On exit day, UK and EU labelling laws will remain highly aligned. Textile products imported from the EU will therefore be compliant with the shared requirements and the saved EU regulation does not mandate any costly technical testing or the production of documentation as proof of compliance. Similarly, there would be no administrative costs at the border to demonstrate compliance. Many businesses already undertake compliance activities as part of their due diligence programmes. That includes asking for proof of fibre composition or procuring their own fibre composition test. As a result, it is unlikely that businesses would need to put in place additional checks to demonstrate compliance with the saved EU regulation. The Government will, in due course, provide further guidance to businesses to ensure that they have understood the requirements of the saved EU regulation.

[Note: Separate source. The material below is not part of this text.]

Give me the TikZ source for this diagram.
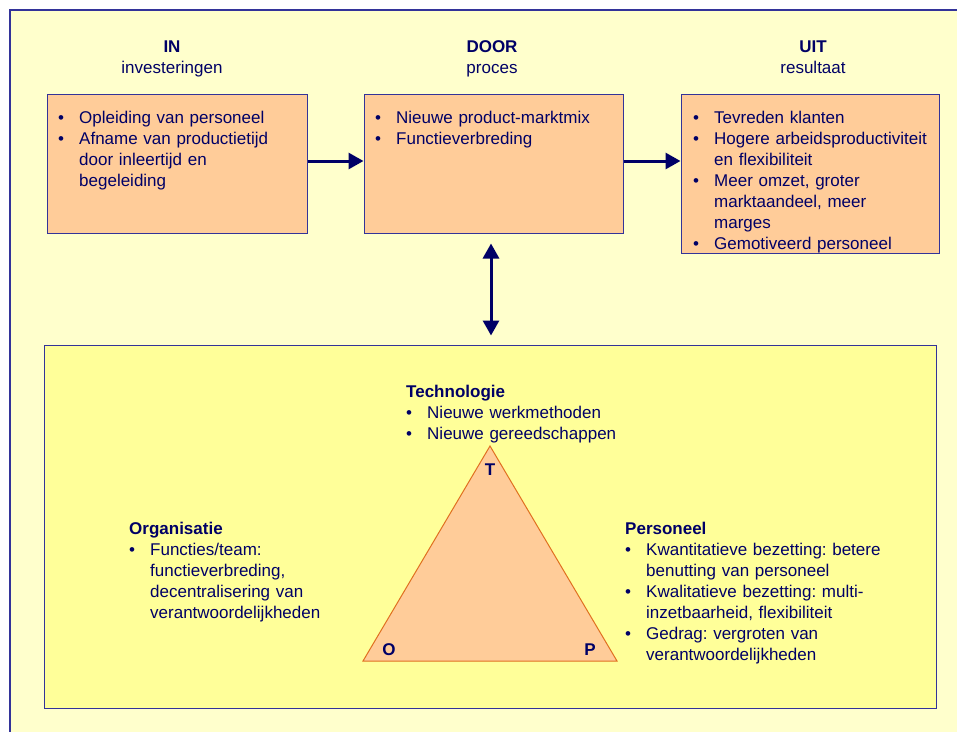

The noble Lord, Lord Fox, asked about applications for new fibres. Businesses wishing to introduce a new textile fibre name or manufacturing tolerance will be able to make this application to the Secretary of State. The Government will, in due course, publish further guidance, including the process by which the Secretary of State will assess the various applications. Lastly, I was asked: will businesses have to apply to both the United Kingdom and the European Commission to have a new fibre name approved for both UK and EU markets? Yes, in a no-deal scenario, it will no longer be appropriate for the European Commission to approve new textile fibres which can be made available on the EU market and therefore they will have to apply to both. I hope that will not be an onerous burden.

As I said, I remain optimistic, as always, that we will reach an agreement with the European Union, but it is important and prudent to have a regulatory and legislative framework in place should we leave without a deal. That is entirely what this instrument ensures.